PERLSTEIN: Right. Well, there will always be an extremist reactionary fringe in America. You’re never going to get rid of that. What you need to do is disempower them.
And I’m afraid to say, you know, it’s fashionable to say we need to knit the country together by ratcheting down polarization, but I think prior to that we have to defeat the anti-American thugs who have taken over operational control of one of our one major political parties. So basically these people are kind of barking in the wilderness instead of being amplified by the president of the United States.
ZAKARIA: Tim Naftali, is this domestic terrorism?

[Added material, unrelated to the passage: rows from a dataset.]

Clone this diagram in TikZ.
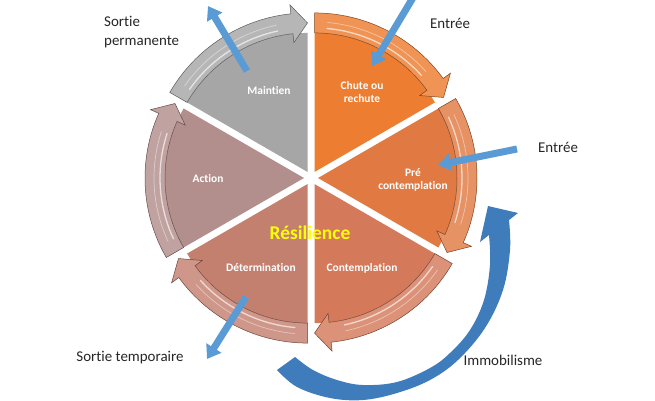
\documentclass[tikz,border=0pt]{standalone}
\usepackage{fontspec}
\setmainfont[Ligatures=NoCommon]{Carlito}
\usetikzlibrary{arrows.meta}
\definecolor{cGray}{HTML}{A6A6A6}
\definecolor{cOrange}{HTML}{ED7D31}
\definecolor{cPre}{HTML}{E07A42}
\definecolor{cCont}{HTML}{D47A5A}
\definecolor{cDet}{HTML}{C4806F}
\definecolor{cAct}{HTML}{B28E8C}
\definecolor{cBlue}{HTML}{5B9BD5}
\definecolor{cBigBlue}{HTML}{3E7CBC}
\definecolor{cLabel}{HTML}{262626}
\definecolor{cYellow}{HTML}{FFFF00}
\newcommand\drawseg[2]{%
  \pgfmathsetmacro\segS{#1+60}%
  \pgfmathsetmacro\segH{#1+6}%
  \pgfmathsetmacro\segB{#1+30}%
  \pgfmathsetmacro\segHa{#1+60-5}%
  \pgfmathsetmacro\segHb{#1+12}%
  \begin{scope}[shift={(311,222)}]
  \begin{scope}[shift={(\segB:7)}]
    \fill[#2] (0,0) -- (\segS:139) arc[start angle=\segS, end angle=#1, radius=139] -- cycle;
    \filldraw[fill=#2!82!white, draw=#2!55!black, line width=0.5bp]
      (\segS:139) arc[start angle=\segS, end angle=\segH, radius=139]
      -- (\segH:130) -- (#1:149) -- (\segH:168) -- (\segH:159)
      arc[start angle=\segH, end angle=\segS, radius=159] -- cycle;
    \draw[white, line width=1.3bp, opacity=0.65, line cap=round]
      (\segHa:144) arc[start angle=\segHa, end angle=\segHb, radius=144];
    \draw[white, line width=0.7bp, opacity=0.45, line cap=round]
      (\segHa:150) arc[start angle=\segHa, end angle=\segHb, radius=150];
  \end{scope}
  \end{scope}}
\tikzset{
  seglabel/.style={text=white, font=\bfseries\fontsize{11.5}{13}\selectfont, align=center, inner sep=0pt},
  outlabel/.style={text=cLabel, font=\fontsize{15}{19}\selectfont, inner sep=0pt},
  bluearrow/.style={draw=cBlue, line width=7bp, -{Triangle[length=13bp,width=17bp]}}
}
\begin{document}
\begin{tikzpicture}[x=1bp,y=1bp]
\useasboundingbox (0,0) rectangle (655,400);
\fill[white] (0,0) rectangle (655,400);

% segments
\drawseg{90}{cGray}
\drawseg{30}{cOrange}
\drawseg{-30}{cPre}
\drawseg{-90}{cCont}
\drawseg{-150}{cDet}
\drawseg{150}{cAct}

% segment labels
\node[seglabel] (maintien) at (269,309) {Maintien};
\node[seglabel] (chute) at (362,308) {Chute ou\\rechute};
\node[seglabel] (pre) at (413,220) {Pré\\contemplation};
\node[seglabel] (action) at (208,221) {Action};
\node[seglabel] (determination) at (261,132) {Détermination};
\node[seglabel] (contemplation) at (362,132) {Contemplation};
\node[text=cYellow, font=\bfseries\fontsize{19.5}{22}\selectfont, inner sep=0pt] (resilience) at (310,167) {Résilience};

% outside labels
\node[outlabel, anchor=west, align=left] (sortieperm) at (104,368) {Sortie\\permanente};
\node[outlabel] (entree1) at (450,377) {Entrée};
\node[outlabel] (entree2) at (558,253) {Entrée};
\node[outlabel] (sortietemp) at (130,42) {Sortie temporaire};
\node[outlabel] (immo) at (503,40) {Immobilisme};

% straight blue arrows
\coordinate (a1s) at (414,404);
\coordinate (a1e) at (372,334);
\coordinate (a2s) at (517,251);
\coordinate (a2e) at (438,235);
\coordinate (a3s) at (247,329);
\coordinate (a3e) at (208,394);
\coordinate (a4s) at (246,103);
\coordinate (a4e) at (207,41);
\draw[bluearrow] (a1s) -- (a1e);
\draw[bluearrow] (a2s) -- (a2e);
\draw[bluearrow] (a3s) -- (a3e);
\draw[bluearrow] (a4s) -- (a4e);

% big curved arrow (Immobilisme)
\fill[cBigBlue]
  plot[smooth, tension=0.6] coordinates {(277,30) (297,13) (330,2) (363,0) (397,7) (430,20) (458,40) (485,72) (503,110) (510,150) (509,180)}
  -- (518,187) -- (488,194) -- (480,158) --
  plot[smooth, tension=0.6] coordinates {(489,165) (490,135) (484,100) (470,70) (450,47) (430,32) (397,18) (363,15) (337,20) (313,30) (295,43)}
  -- cycle;
\end{tikzpicture}
\end{document}
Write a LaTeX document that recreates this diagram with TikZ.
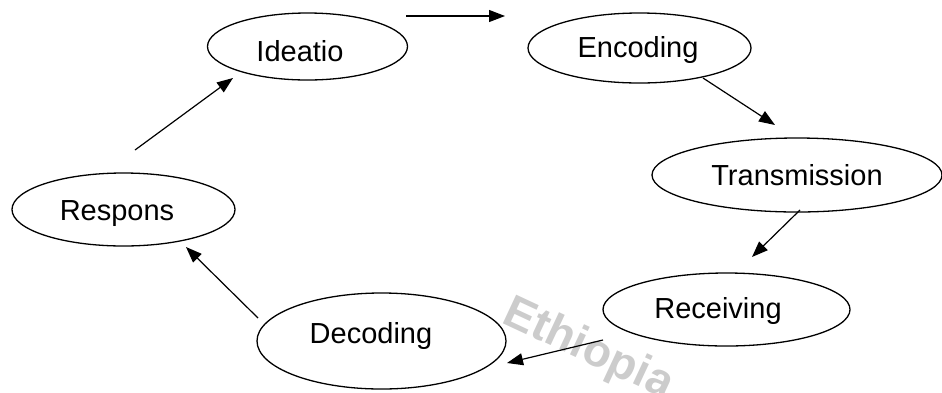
\documentclass[tikz,border=0pt]{standalone}
\usepackage{fontspec}
\setmainfont{Liberation Sans}
\usetikzlibrary{arrows.meta,shapes.geometric}
\definecolor{wmgray}{gray}{0.8}
\begin{document}
\begin{tikzpicture}[x=1pt,y=-1pt,
  stage/.style={ellipse, draw, line width=1.3pt, fill=white, inner sep=0pt},
  lbl/.style={anchor=base, font=\fontsize{29}{34}\selectfont, inner sep=0pt},
  flow/.style={line width=1.2pt, -{Triangle[length=16pt,width=12pt]}}]
\useasboundingbox (0,0) rectangle (942,392);
% watermark
\node[rotate=-25, text=wmgray, font=\fontsize{46}{46}\selectfont\bfseries, inner sep=0pt] (wm) at (588,350) {Ethiopia};
% stages
\node[stage, minimum width=200pt, minimum height=67pt] (ide) at (307.5,46.5) {};
\node[stage, minimum width=223pt, minimum height=70pt] (enc) at (639.5,48) {};
\node[stage, minimum width=290pt, minimum height=74pt] (tra) at (797,175) {};
\node[stage, minimum width=247pt, minimum height=73pt] (rec) at (726.5,309.5) {};
\node[stage, minimum width=249pt, minimum height=96pt] (dec) at (381.5,341) {};
\node[stage, minimum width=223pt, minimum height=73pt] (res) at (123.5,209.5) {};
% labels
\node[lbl] (ideT) at (300,61) {Ideatio};
\node[lbl] (encT) at (638,57) {Encoding};
\node[lbl] (traT) at (797,185) {Transmission};
\node[lbl] (recT) at (718,318) {Receiving};
\node[lbl] (decT) at (371,343) {Decoding};
\node[lbl] (resT) at (117,220) {Respons};
% arrow ends
\coordinate (a1s) at (406,16);  \coordinate (a1e) at (505,16);
\coordinate (a2s) at (703,78);  \coordinate (a2e) at (775,125);
\coordinate (a3s) at (800,210); \coordinate (a3e) at (752,257);
\coordinate (a4s) at (603,340); \coordinate (a4e) at (507,363);
\coordinate (a5s) at (258,318); \coordinate (a5e) at (186,247);
\coordinate (a6s) at (135,150); \coordinate (a6e) at (233,78);
\draw[flow] (a1s) -- (a1e);
\draw[flow] (a2s) -- (a2e);
\draw[flow] (a3s) -- (a3e);
\draw[flow] (a4s) -- (a4e);
\draw[flow] (a5s) -- (a5e);
\draw[flow] (a6s) -- (a6e);
\end{tikzpicture}
\end{document}
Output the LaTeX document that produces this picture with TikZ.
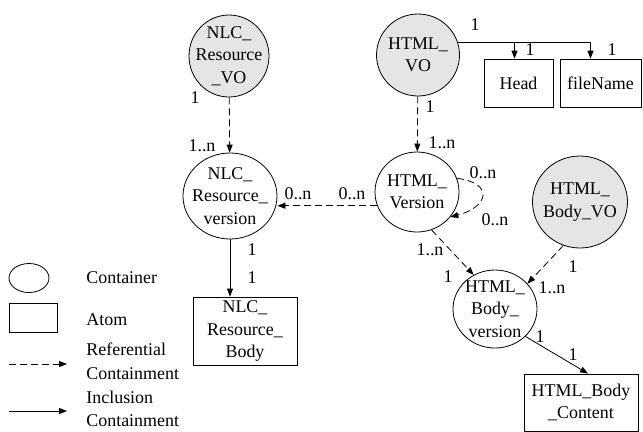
\documentclass[tikz,border=0pt]{standalone}
\usepackage{fontspec}
\setmainfont{Liberation Serif}
\usetikzlibrary{arrows.meta,shapes.geometric,calc}
\begin{document}
\begin{tikzpicture}[x=1bp,y=-1bp,
  font=\fontsize{18}{22.5}\selectfont, line width=0.8bp,
  cont/.style={draw, ellipse, inner sep=0pt},
  vo/.style={cont, fill=gray!20},
  txt/.style={inner sep=0pt, align=center},
  atom/.style={draw, rectangle, inner sep=0pt, align=center},
  tip/.style={-{Triangle[length=8bp,width=6bp]}},
  ref/.style={tip, dash pattern=on 7bp off 4bp},
  inc/.style={tip},
  lbl/.style={inner sep=0pt},
  leg/.style={inner sep=0pt, anchor=west}]
\useasboundingbox (0,0) rectangle (643,431);

% containers
\node[vo, minimum width=80bp, minimum height=82bp] (nlcvo) at (229,56) {};
\node[txt] (nlcvot) at (nlcvo) {NLC\_\\Resource\\\_VO};
\node[vo, minimum width=83bp, minimum height=82bp] (htmlvo) at (418,55) {};
\node[txt] (htmlvot) at (htmlvo) {HTML\_\\VO};
\node[cont, minimum width=94bp, minimum height=86bp] (nlcver) at (230,196) {};
\node[txt] (nlcvert) at (nlcver) {NLC\_\\Resource\_\\version};
\node[cont, minimum width=84bp, minimum height=80bp] (htmlver) at (417,192) {};
\node[txt] (htmlvert) at (htmlver) {HTML\_\\Version};
\node[vo, minimum width=95bp, minimum height=92bp] (htmlbodyvo) at (580,202) {};
\node[txt] (htmlbodyvot) at (htmlbodyvo) {HTML\_\\Body\_VO};
\node[cont, minimum width=84bp, minimum height=78bp] (htmlbodyver) at (495,309) {};
\node[txt] (htmlbodyvert) at (htmlbodyver) {HTML\_\\Body\_\\version};

% atoms
\node[atom, minimum width=69bp, minimum height=48bp] (head) at (518.5,83) {Head};
\node[atom, minimum width=81bp, minimum height=48bp] (fname) at (600.5,83) {fileName};
\node[atom, minimum width=104bp, minimum height=68bp] (nlcbody) at (245,331) {NLC\_\\Resource\_\\Body};
\node[atom, minimum width=114bp, minimum height=57bp] (htmlcontent) at (581,402.5) {HTML\_Body\\\_Content};

% connectors
\draw[ref] (nlcvo) -- (nlcver);
\draw[ref] (htmlvo) -- (htmlver);
\draw[inc] (htmlvo.17) -| ([xshift=-4bp]head.north);
\draw[inc] (htmlvo.17) -| ([xshift=-10bp]fname.north);
\draw[ref] (htmlver.199.5) -- (nlcver.east |- htmlver.199.5);
\draw[ref] (htmlver.19) .. controls +(38,5) and +(38,-10) .. (htmlver.-37);
\draw[ref] (htmlver.-69) -- (htmlbodyver.122);
\draw[ref] (htmlbodyvo.-111) -- (htmlbodyver.38);
\draw[inc] (htmlbodyver.-42) -- ([xshift=7bp]htmlcontent.north);
\draw[inc] (nlcver.south) -- (nlcver.south |- nlcbody.north);

% multiplicity labels
\node[lbl] (m1) at (195,98) {1};
\node[lbl] (m2) at (202,146) {1..n};
\node[lbl] (m3) at (475,25) {1};
\node[lbl] (m4) at (530,50) {1};
\node[lbl] (m5) at (612,50) {1};
\node[lbl] (m6) at (430,107) {1};
\node[lbl] (m7) at (442,143) {1..n};
\node[lbl] (m8) at (298,194) {0..n};
\node[lbl] (m9) at (352,194) {0..n};
\node[lbl] (m10) at (483,173) {0..n};
\node[lbl] (m11) at (495,220) {0..n};
\node[lbl] (m12) at (430,250) {1..n};
\node[lbl] (m13) at (448,277) {1};
\node[lbl] (m14) at (573,267) {1};
\node[lbl] (m15) at (552,288) {1..n};
\node[lbl] (m16) at (540,337) {1};
\node[lbl] (m17) at (573,355) {1};
\node[lbl] (m18) at (252,250) {1};
\node[lbl] (m19) at (252,278) {1};

% legend
\node[cont, minimum width=40bp, minimum height=29bp] (lgc) at (29,278) {};
\node[leg] (lgct) at (86,278) {Container};
\node[atom, minimum width=48bp, minimum height=29bp] (lga) at (33,317.5) {};
\node[leg] (lgat) at (86,320) {Atom};
\coordinate (lr1) at (9,364);
\coordinate (lr2) at (67,364);
\draw[ref] (lr1) -- (lr2);
\node[leg] (lgr1) at (86,349) {Referential};
\node[leg] (lgr2) at (86,374) {Containment};
\coordinate (li1) at (9,411);
\coordinate (li2) at (67,411);
\draw[inc] (li1) -- (li2);
\node[leg] (lgi1) at (86,397) {Inclusion};
\node[leg] (lgi2) at (86,421) {Containment};
\end{tikzpicture}
\end{document}
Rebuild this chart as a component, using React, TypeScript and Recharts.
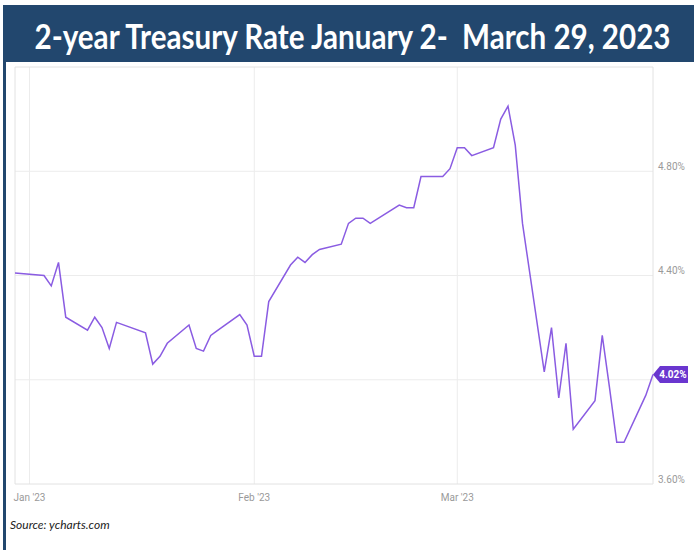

NAFTALI: Absolutely. This is a defining moment for the Republican Party. Let’s talk about domestic terrorism. Let’s talk about our concern about foreign terrorism, ISIS, and domestic terrorism. Let’s not make it seem that we take one seriously as a problem and the other one we treat only as a law enforcement issue.
The FBI has a good record on going against the KKK. What we don’t have a good record of as a people is using our soft power, our rhetorical power to say that this is unacceptable to be a white supremacist and a neo-Nazi in America. It may be legal to express those repugnant views, but it is unacceptable.
It is time to ostracize those groups and also to use counter terrorism methods to penetrate them where it is clear they are considering the use of violence. By the way, I’m willing to say the same about antifa. If they’re going to consider violence, they should be penetrated, too, but right now the big problem is the alt-right.
ZAKARIA: Tim Naftali, Rick Perlstein, Melody Barnes, fascinating conversation. Thank you, all.